As I left the island I gassed up the car at a station. The cars in the lot had license plates from Connecticut, Massachusettes and Michigan. When I hit the road, I stared at this truck with a dad and his son in it. I thought to myself “They got to be from here.” I looked down to see a license plate from Connecticut.
I stayed at a Red Roof in Naples. Compare this $60 a night to the places I’ve been in. I’m just as content. Besides, I usually get to park right next to my room. This becomes much easier to load and unload all my gear. This one in particular had an IHOP right next store. How nice it was to have a burger!
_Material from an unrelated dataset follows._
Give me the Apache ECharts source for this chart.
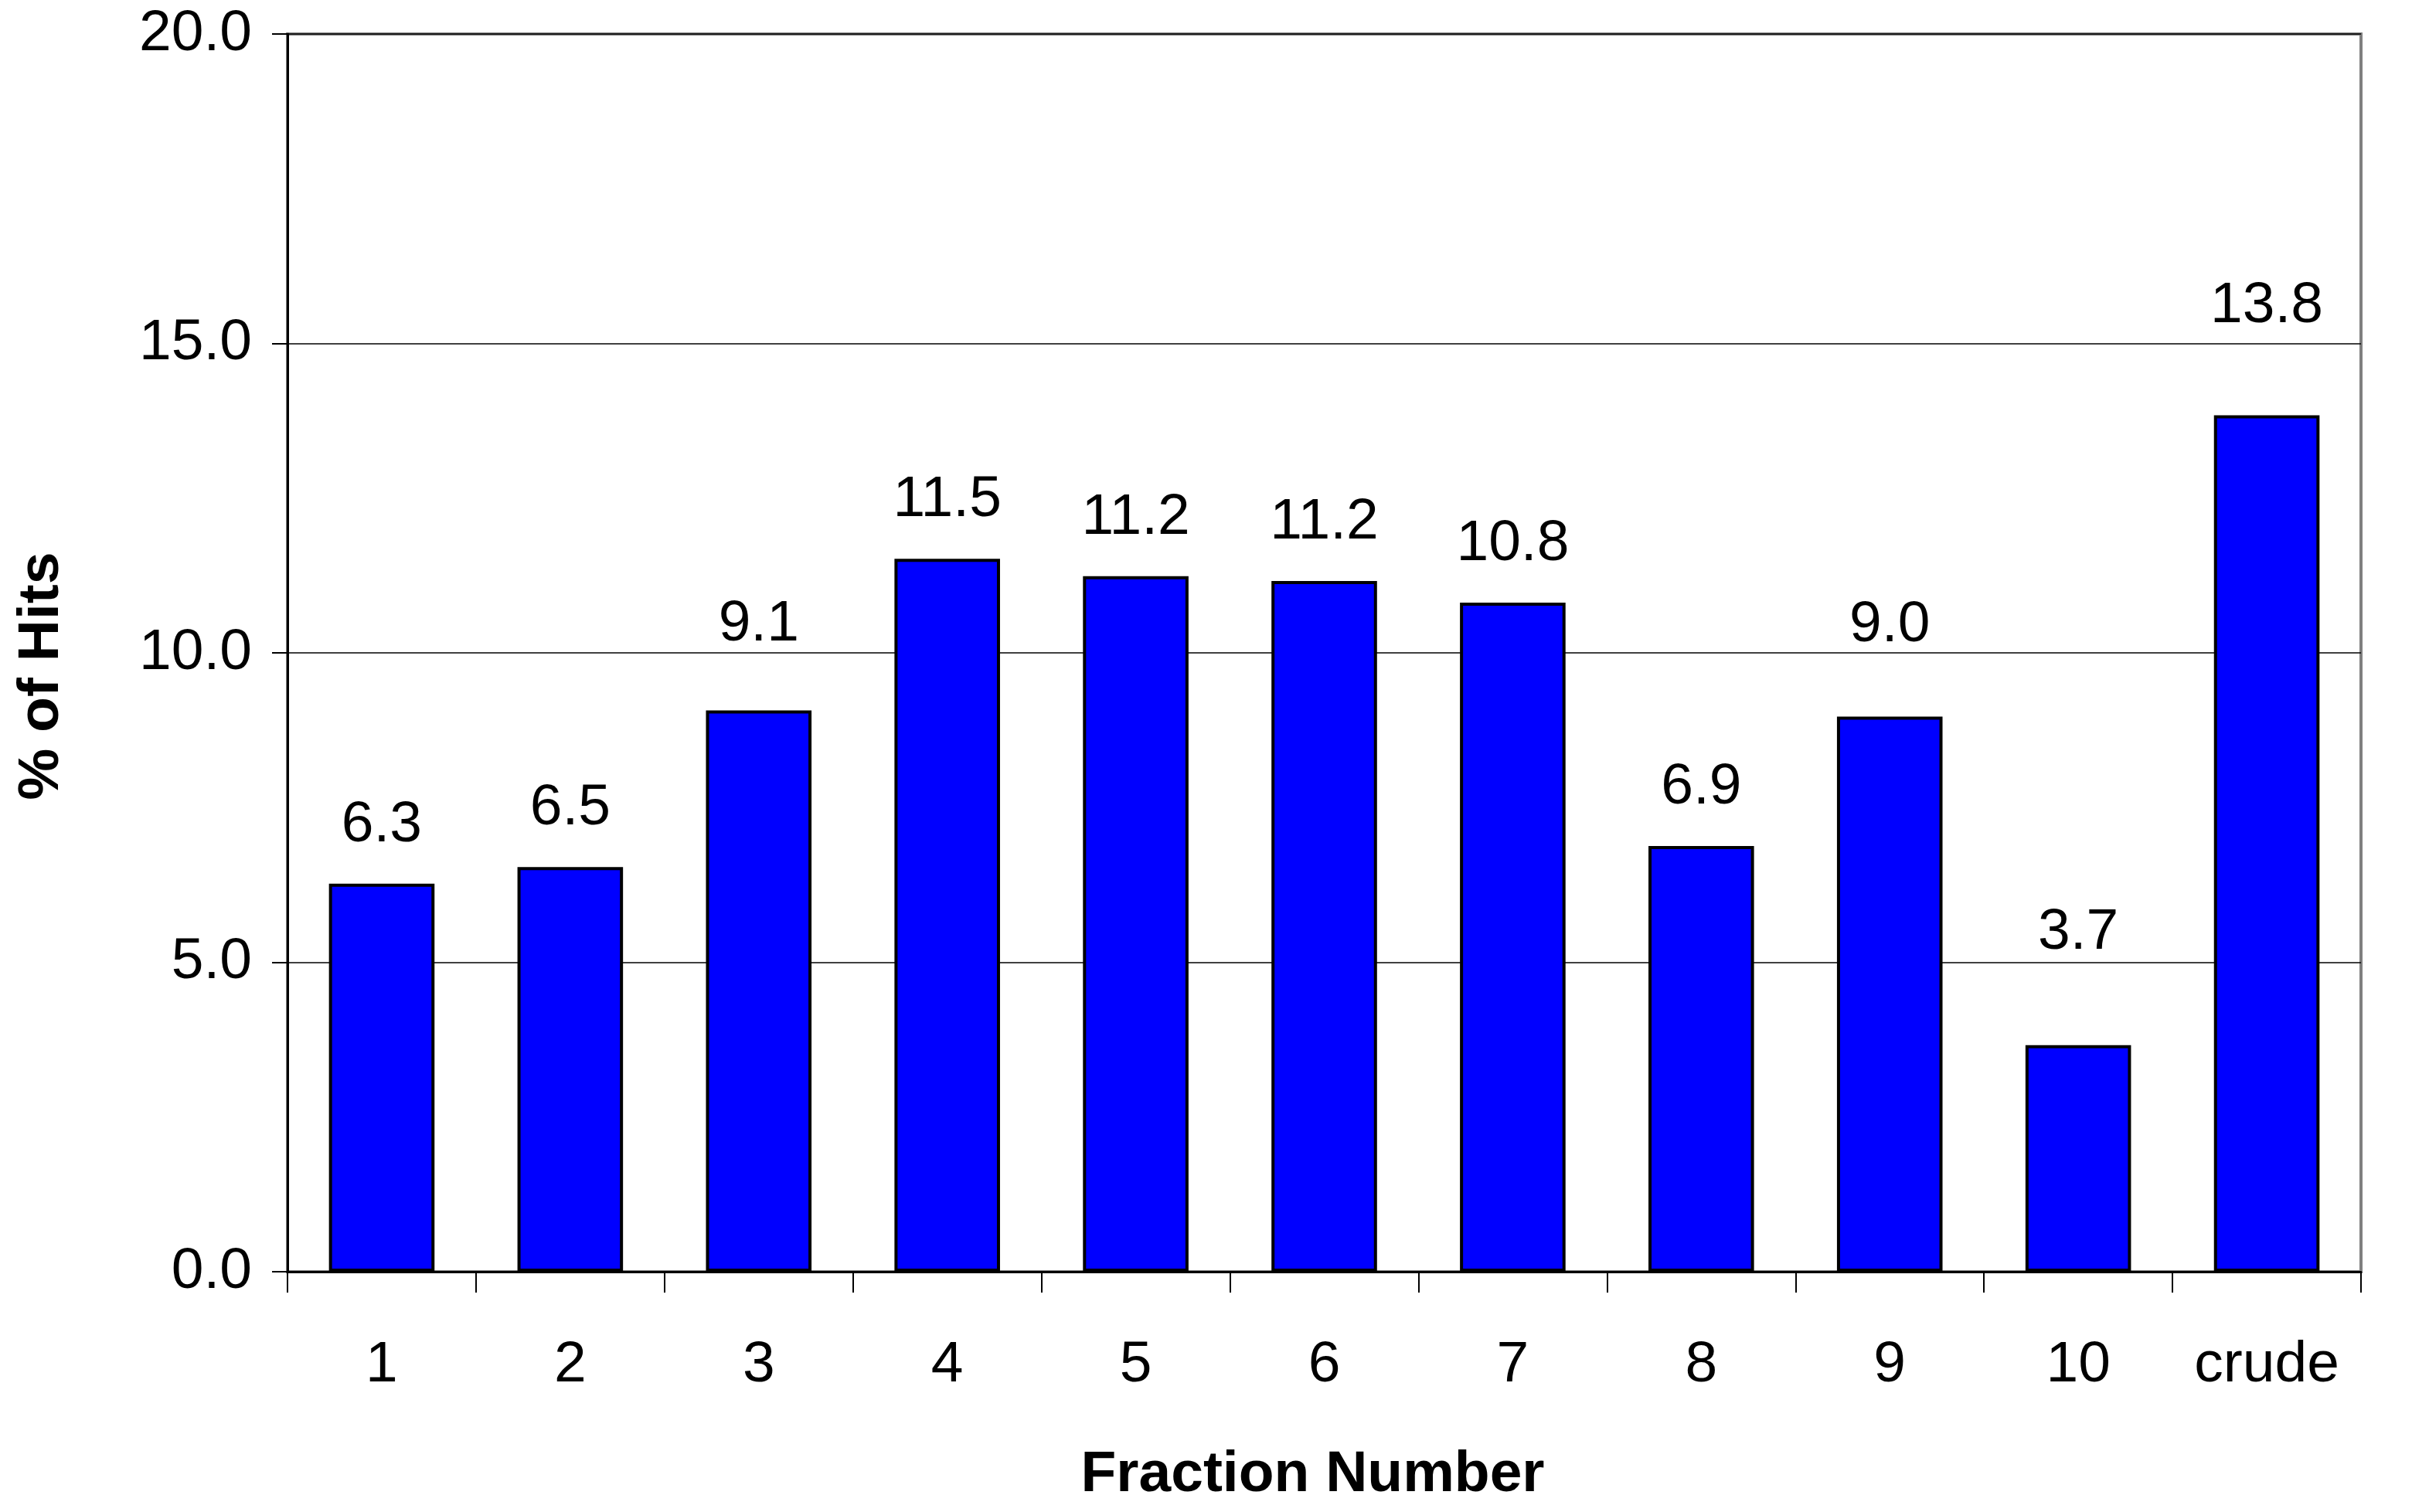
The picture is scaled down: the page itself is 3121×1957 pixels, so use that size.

Naples is a spread-out city. The upscale drag had a nouveau-Italian look to their building fascades. Pubs, art galleries and lots of Italian restaurants. It got its name more as a selling point than heredity. As I got in my car to leave my look-around, I saw a palm with ‘Makedonia Greek.’ I thought to myself “Awesome,” until I realized its political overtones. I’ll spare you the geo-politics.
Well, I’m still trying to find a beautiful nuances of each place. I am conscious that it is tinted with my tired eye. It is important for anyone that reads this to keep in mind that I take these things in on the go. For example, the majority of my coverage of Key West was done on a day of two plus hours of driving and two video shoots (a day’s worth of shoots). So, walking over five miles on top of that, through masses of tourists and the like, does not give me a totally objective view. You’ll have to pardon the synicism.
The general demographics is not too surprising. Below Daytona the population is predominately Caucasian. You don’t have the African-American representation that you normally see in the south. There is a very strong Latin population, mostly seen in the service industry. The Asian population is very sparse and the Native population is somewhat represented. In most these here parts the tourist, service-industry abounds. So, you find a job doing that, being that or you go elsewhere. There are homeless. It was most visible in the Keys where they were sleeping in the parks and anywhere else that was remotely comfortable. I saw one poor man with diabetic legs, puffed and swollen to the point of rupture.
There are plenty of flip-flop sandal-wearers here. Plaid shorts and polos are popular too. A lot of guys have the unwashed, pony-tail hair and there are plenty of woman with leathered skin. For spring break gawkers there are plenty of chances to see chicks and dudes with as much skin bared to the sun as possible, and glassy-eyed from booze. (Though this mainly pertains to areas like Panama City Beach, Daytona Beach, etc.) Instead of being appealing, I find it quite the opposite. It’s like in the hot dogs at the gas station. You know the ones that have been on the cooking rollers for far too long. They have past their edible state long ago and now just ooze in their greased skins.
A run and a swim in the ocean. I swim out and lay back on the naturally-buoyant saltwater. Trying to keep my toes up I let the waves bring me back into the shallows. There wasn’t much to see with my mask and snorkel. I will say this part of Fort Meyers is better than the previous!
OK, so I plan to get my shoots in and get ‘er done! I heard tell my Godfather is going to be in the region and hope to connect with him. Although it may have to occur on my northward drive day, I thought a good idea might be to meet in Tarpon Springs! I’ll be damned if I see this entire state and don’t spend time visiting one of the largest Greek communities in the Western Hemisphere! We’ll look into that.
I’m glad that back home finally got some nice weather. Every day here is in the 70’s and 80’s. The sun shines and the clouds are of the cottony, billowy kind. You see palm trees everywhere and the picturesque ocean. At night you can keep the sliding doors completely open and sleep to the relaxing sounds of waves and the wind in the palms. It is beautiful. But, like too much strawberry milk, such a thing loses its savor when it is ceaseless. It might make sense to get as much of it as I can take before I return home!
I hope this week brings you beautiful weather and happy birds. Be sure you listen to them! They are most alive now! I’m looking forward to their song!